There is one other point. Every effort should, of course, be made to provide you with ample means to do your work. Every effort ought to be made to persuade the National Legislature to take that view of the situation; to remember that in case of war it is out of the question to improvise a great medical service for the Army and the Navy. The need of the increase would be more keenly felt in the Army than in the Navy, because it is always the Army that undergoes the greatest expansion in time of war. But it is felt in both services. And when, as is perfectly certain to be the case if ever a war comes, and if we have made no greater preparation than at present, there is fever in the camps, there is sickness among the volunteer forces, it will be mere dishonest folly for the public men, and especially for the public press, to shriek against the people who happen to be in power at that time. Let them, if ever such occasion arises, solemnly think over and repent of the fact that they have not made their representatives provide adequately in advance for the medical system in its personnel and its material, for the organization, and for the physical instruments necessary to make that organization effective. Only adequate preparation in advance will obviate the trouble which otherwise is certain to come if we have a war. Let critics remember not to blame the people in power when such a breakdown comes, but to blame themselves, the people of the United States, because they have not had the forethought to take the steps in advance which would prevent such breakdown from occurring.

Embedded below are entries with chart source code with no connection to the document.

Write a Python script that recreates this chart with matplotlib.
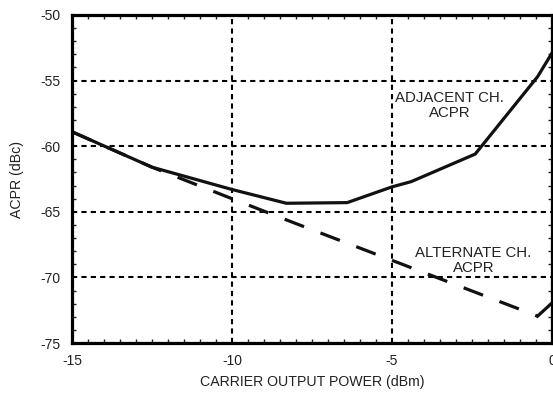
import matplotlib.pyplot as plt
from matplotlib.ticker import MultipleLocator

plt.rcParams['font.family'] = ['Liberation Sans', 'DejaVu Sans']
plt.rcParams['axes.unicode_minus'] = False

# Adjacent channel ACPR (solid)
adj_pout = [-15, -12.5, -10, -8.3, -6.4, -5, -4.4, -2.4, -0.45, 0]
adj_acpr = [-58.9, -61.6, -63.3, -64.35, -64.3, -63.1, -62.7, -60.6, -54.7, -52.9]

# Alternate channel ACPR (dashed)
alt_pout = [-15, -12.5, -10, -8, -5, -0.45, 0]
alt_acpr = [-58.9, -61.6, -64.0, -65.9, -68.7, -72.95, -71.95]

fig = plt.figure(figsize=(5.53, 3.93), dpi=100)
ax = fig.add_axes([72 / 553, 1 - 343 / 393, 480 / 553, 328 / 393])

ax.plot(adj_pout, adj_acpr, color='#111111', lw=2.3)
ax.plot(alt_pout[:-1], alt_acpr[:-1], color='#111111', lw=2.3, dashes=(6.5, 5.5))
ax.plot(alt_pout[-2:], alt_acpr[-2:], color='#111111', lw=2.3)

ax.set_xlim(-15, 0)
ax.set_ylim(-75, -50)
ax.xaxis.set_major_locator(MultipleLocator(5))
ax.xaxis.set_minor_locator(MultipleLocator(0.5))
ax.yaxis.set_major_locator(MultipleLocator(5))
ax.yaxis.set_minor_locator(MultipleLocator(1))
ax.tick_params(which='both', direction='in', top=True, right=True,
               labelsize=10, colors='#222222')
ax.tick_params(which='major', length=0, pad=8)
ax.tick_params(which='minor', length=3, width=1)
ax.grid(True, which='major', color='black', linestyle=(0, (2.5, 2)), lw=1.5)
for s in ax.spines.values():
    s.set_linewidth(2.3)

ax.set_xlabel('CARRIER OUTPUT POWER (dBm)', fontsize=10.2, color='#222222', labelpad=5)
ax.set_ylabel('ACPR (dBc)', fontsize=10.2, color='#222222', labelpad=12)

ax.text(-3.2, -56.9, 'ADJACENT CH.\nACPR', ha='center', va='center',
        fontsize=10.8, color='#222222', linespacing=1.05)
ax.text(-2.45, -68.7, 'ALTERNATE CH.\nACPR', ha='center', va='center',
        fontsize=10.8, color='#222222', linespacing=1.05)

fig.savefig('out.png', dpi=100)
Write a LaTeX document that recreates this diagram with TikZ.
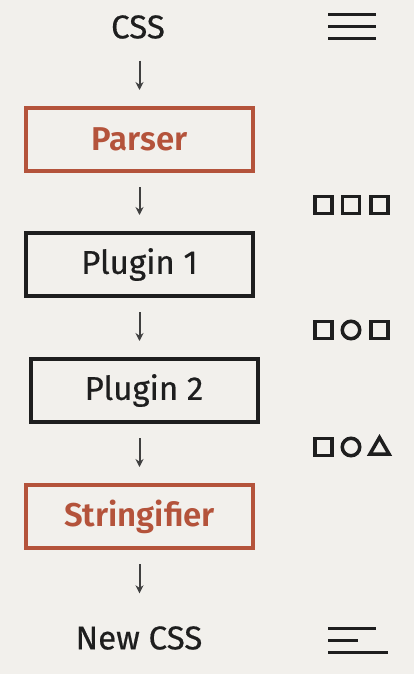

Means ought to be provided in advance. That is part of our duty. If we fail in it then it is our responsibility, not yours. But now for your duty. I want to impress, with all the strength that in me lies, upon every medical man in either the Army or the Navy, to remember always that in any time of crisis the chances are that you will have to work with imperfect implements. And your conduct will then afford a pretty good test of your worth. If you sit down and do nothing but say you could have done excellently if only you had had the right implements to work with, you will show your unfitness for your position. Your business will be to do the very best you can do, if you have nothing in the world but a jack-knife to do it with. Keep before your minds all the time that when the crisis occurs it is almost sure to be the case that you will have to do no small part of your work with make-shifts; to do it, as I myself saw at Santiago the Army physicians do their work, roughly and hastily, when worn out with fatigue and having but one-fourth or one-fifth of the appliances that they would expect normally to have. Make up your mind that while you will do all you can to get the best material together in advance, you will not put forward the lack of that material as an excuse for not doing the best work possible with imperfect tools. Make it a matter of pride to do your utmost, without regard to the inadequacy of your instruments.

I am sure that all of us outsiders here realize the weight of responsibility resting upon those who now join the great and honorable body of men who in the Navy and in the Army have by their actions upheld not only the standard of honor of the medical profession, but the standard of honor of the officers of the Army and the Navy of the United States.

I greet you on your entrance into the service. I welcome you as servants of the Nation, and I wish you every success in the great and honorable calling which you have chosen as yours.